У Бокля было правило не делать в день больше одного визита. Придя в гости, он никогда не сидел больше двадцати минут, но за эти двадцать минут, при его словоохотливости, можно было узнать бездну полезного. Он часто спорил со мной, но никогда не раздражался. Напротив, спокойно сидя в кресле или на софе, он, ни разу не повышая голоса, разбивал мои аргументы шаг за шагом и, раз убедившись, что я поняла его, немедленно брал шляпу, грворил «good bye» и уходил своим крупным неторопливым шагом.

Прочтя первый том «Истории цивилизации», я была удивлена почти полным умолчанием об изящных искусствах. «Неужели же, – спросила я Бокля, – вы не признаете их влияния на цивилизацию?» «Нет, не признаю, – был ответ. – Время изящных искусств еще не пришло». Развивая свою мысль, Бокль заметил, что в ту эпоху, когда изящные искусства достигли высшего своего расцвета, люди едва-едва начинали изучать природу. Гении наших дней поглощены исследованием законов вселенной, и изящные искусства до тех пор будут стоять на заднем плане, пока научные задачи не найдут своего разрешения. Только тогда, а не раньше, великие дарования будут иметь достаточно свободного времени, чтобы заняться искусством.[9] Если бы Леонардо да Винчи, величайший гений своей эпохи, жил в наши дни, он был бы естествоиспытателем. Истинный поэт XIX века – Фарадей. Ведь чтобы быть поэтом, не надо писать стихов, нужно иметь дар творчества, проникновения, а Фарадей на самом деле владел им. Работа, лежащая перед разумом человеческим, грандиозна и увенчается, в конце концов, решением основного вопроса о духе и материи. Бокль верил, что этот вопрос разрешим.
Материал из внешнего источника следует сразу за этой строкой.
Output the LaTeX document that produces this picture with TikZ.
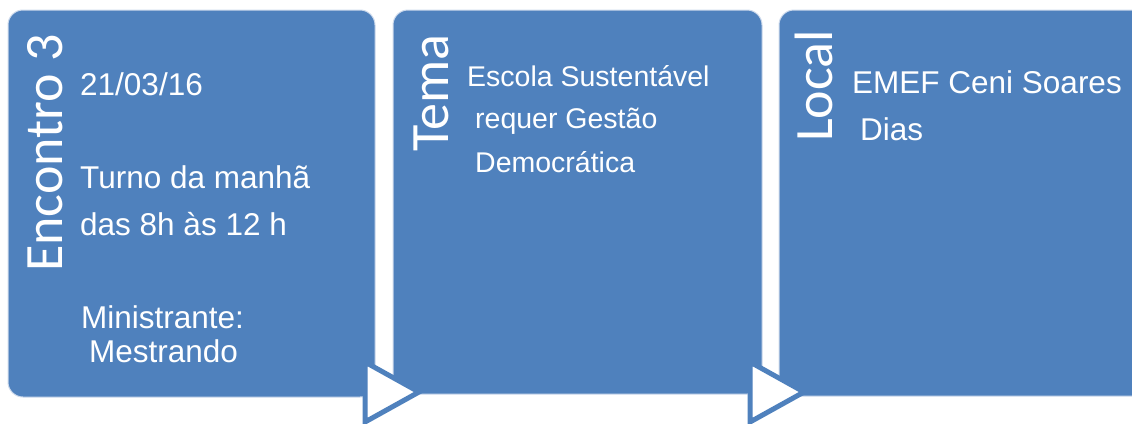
\documentclass[tikz,border=0pt]{standalone}
\usepackage{fontspec}
\setmainfont{Liberation Sans}
\newfontfamily\labelfont{Carlito}
\usepackage{tikz}
\usetikzlibrary{calc}
\definecolor{sa_blue}{RGB}{79, 129, 189}
\definecolor{sa_rim}{RGB}{205, 218, 236}
\tikzstyle{box}=[rectangle,rounded corners=15pt,fill=sa_blue,draw=sa_rim,
  line width=1pt,inner sep=0pt]
\tikzstyle{vlabel}=[rotate=90,anchor=base west,inner sep=0pt,text=white,
  font=\labelfont\fontsize{54}{60}\selectfont]
\tikzstyle{txt}=[anchor=base west,inner sep=0pt,text=white,
  font=\fontsize{31.5}{38}\selectfont]
\tikzstyle{stxt}=[anchor=base west,inner sep=0pt,text=white,
  font=\fontsize{28.5}{34}\selectfont]
\tikzstyle{tri}=[fill=white,draw=sa_blue,line width=5pt,line join=miter]
\tikzstyle{none}=[]

\begin{document}
\begin{tikzpicture}[x=1pt, y=-1pt]
            \useasboundingbox (0, 0) rectangle (1132, 423);
            \node [style=box, minimum width=367pt, minimum height=387pt] (0) at (191.5, 203.5) {};
            \node [style=vlabel] (1) at (62, 272) {Encontro 3};
            \node [style=txt] (2) at (80, 95) {21/03/16};
            \node [style=txt] (3) at (80, 188) {Turno da manhã};
            \node [style=txt] (4) at (80, 235) {das 8h às 12 h};
            \node [style=txt] (5) at (81, 328) {Ministrante:};
            \node [style=txt] (6) at (89, 362) {Mestrando};
            \node [style=box, minimum width=369pt, minimum height=384pt] (7) at (577.5, 202) {};
            \node [style=vlabel] (8) at (448, 152) {Tema};
            \node [style=stxt] (9) at (467, 86) {Escola Sustentável};
            \node [style=stxt] (10) at (475, 128) {requer Gestão};
            \node [style=stxt] (11) at (475, 172) {Democrática};
            \node [style=box, minimum width=372pt, minimum height=386pt] (12) at (965, 203) {};
            \node [style=vlabel] (13) at (832, 142) {Local};
            \node [style=txt] (14) at (852, 93) {EMEF Ceni Soares};
            \node [style=txt] (15) at (860, 140) {Dias};
            \coordinate (16) at (365, 362);
            \coordinate (17) at (419, 392);
            \coordinate (18) at (365, 422);
            \coordinate (19) at (750, 362);
            \coordinate (20) at (804, 392);
            \coordinate (21) at (750, 422);
            \draw [style=tri] (16) -- (17) -- (18) -- cycle;
            \draw [style=tri] (19) -- (20) -- (21) -- cycle;
    \end{tikzpicture}
\end{document}
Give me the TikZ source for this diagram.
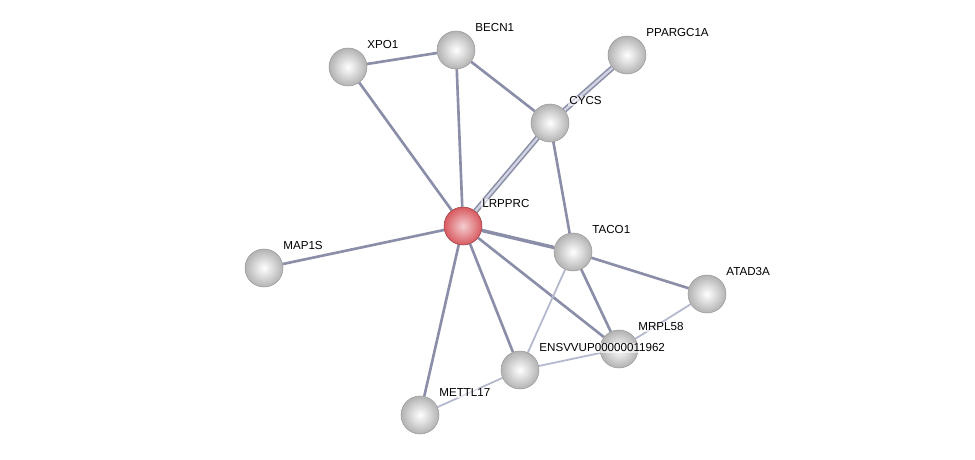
\documentclass[tikz,border=0pt]{standalone}
\usepackage{fontspec}
\setmainfont{Liberation Sans}
\usetikzlibrary{backgrounds}
\definecolor{edgeblue}{HTML}{8A8EA8}
\definecolor{edgelight}{HTML}{B4B8CE}
\definecolor{ballred}{HTML}{D85A60}
\tikzset{
  prot/.style={circle, minimum size=7.6mm, inner sep=0pt, draw=black!40, line width=0.3pt, shading=radial, inner color=white, outer color=black!30},
  hub/.style={prot, draw=ballred!70!black, inner color=ballred!30!white, outer color=ballred},
  lbl/.style={anchor=west, font=\fontsize{6.6}{8}\selectfont, inner sep=0.6pt, fill=white, fill opacity=0.6, text opacity=1},
  lnk/.style={draw=edgeblue, line width=1.5pt},
  weak/.style={draw=edgelight, line width=1pt},
  multi/.style={draw=edgeblue, line width=0.9pt, double=edgelight!60, double distance=1.3pt},
}
\begin{document}
\begin{tikzpicture}[x=0.2mm, y=-0.2mm]
  \useasboundingbox (0,0) rectangle (975,460);
  % proteins
  \node[hub]  (LRPPRC)   at (463,226) {};
  \node[prot] (XPO1)     at (348,67)  {};
  \node[prot] (BECN1)    at (456,50)  {};
  \node[prot] (PPARGC1A) at (627,55)  {};
  \node[prot] (CYCS)     at (550,123) {};
  \node[prot] (TACO1)    at (573,252) {};
  \node[prot] (MAP1S)    at (264,268) {};
  \node[prot] (ATAD3A)   at (707,294) {};
  \node[prot] (MRPL58)   at (619,349) {};
  \node[prot] (ENSV)     at (520,370) {};
  \node[prot] (METTL17)  at (420,415) {};
  % labels
  \foreach \n/\t in {LRPPRC/LRPPRC, XPO1/XPO1, BECN1/BECN1, PPARGC1A/PPARGC1A, CYCS/CYCS,
      TACO1/TACO1, MAP1S/MAP1S, ATAD3A/ATAD3A, MRPL58/MRPL58, ENSV/ENSVVUP00000011962, METTL17/METTL17}
    \node[lbl] (l\n) at ([shift={(18,-22)}]\n.center) {\t};
  % interactions
  \begin{scope}[on background layer]
    \foreach \a/\b in {XPO1/BECN1, XPO1/LRPPRC, BECN1/LRPPRC, BECN1/CYCS, CYCS/TACO1,
        LRPPRC/MAP1S, LRPPRC/MRPL58, LRPPRC/ENSV, LRPPRC/METTL17, TACO1/ATAD3A, TACO1/MRPL58}
      \draw[lnk] (\a)--(\b);
    \draw[lnk, line width=2pt] (LRPPRC)--(TACO1);
    \foreach \a/\b in {TACO1/ENSV, ATAD3A/MRPL58, ENSV/MRPL58, METTL17/ENSV}
      \draw[weak] (\a)--(\b);
    \foreach \a/\b in {LRPPRC/CYCS, CYCS/PPARGC1A}
      \draw[multi] (\a)--(\b);
  \end{scope}
\end{tikzpicture}
\end{document}
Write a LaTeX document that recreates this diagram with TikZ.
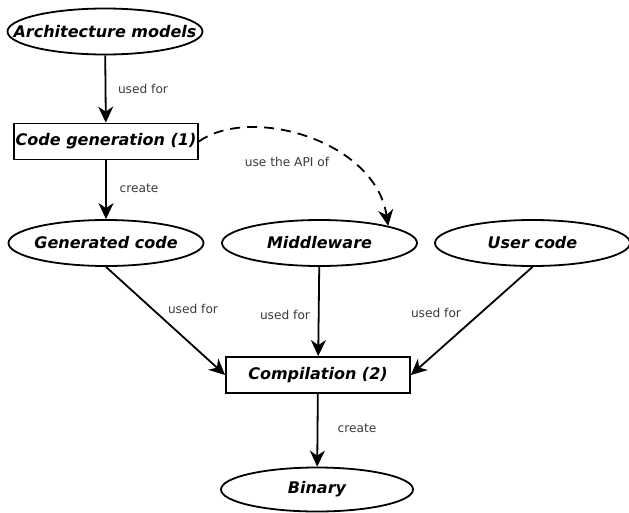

«…Грешно ли убивать себя?» – спросила я однажды. «Пожалуй, – отвечал Бокль, – так как в 99 случаях из ста самоубийство – результат нетерпеливости или трусости. Пока на свете есть хоть одно существо, кого огорчит наша смерть, мы не имеем права поднимать на себя руку. Но если существует на свете человек, безусловно одинокий и страдающий, притом мучительной и неизлечимой болезнью, то, право, я не вижу вреда, если он примет лаудану. Общество, однако, право, считая самоубийство преступлением; оно так же право, как отец, наказывающий своего ребенка за ложь. Ложь обыкновенно, но отнюдь не необходимо вытекает из дурных мотивов, так же и самоубийство. Но можно лгать без всякого злого умысла. Что за вред, если я скажу, что 2+3=6? Что за беда, если я, больной, одинокий, никому ненужный, убью себя?»

8Справедливый к самому себе – наисправедливейший.
9Любопытно, что Писарев, проводя в своих статьях буквально те же взгляды, удостоился высокомерно-презрительного отношения со стороны наших критиков, которые, вместо того, чтобы изучать дух эпохи, удовлетворяются насмешками над случайно вырвавшимися в пылу журнальной работы парадоксами. Или они и Бокля назовут «мальчишкой»? Это было бы интересно.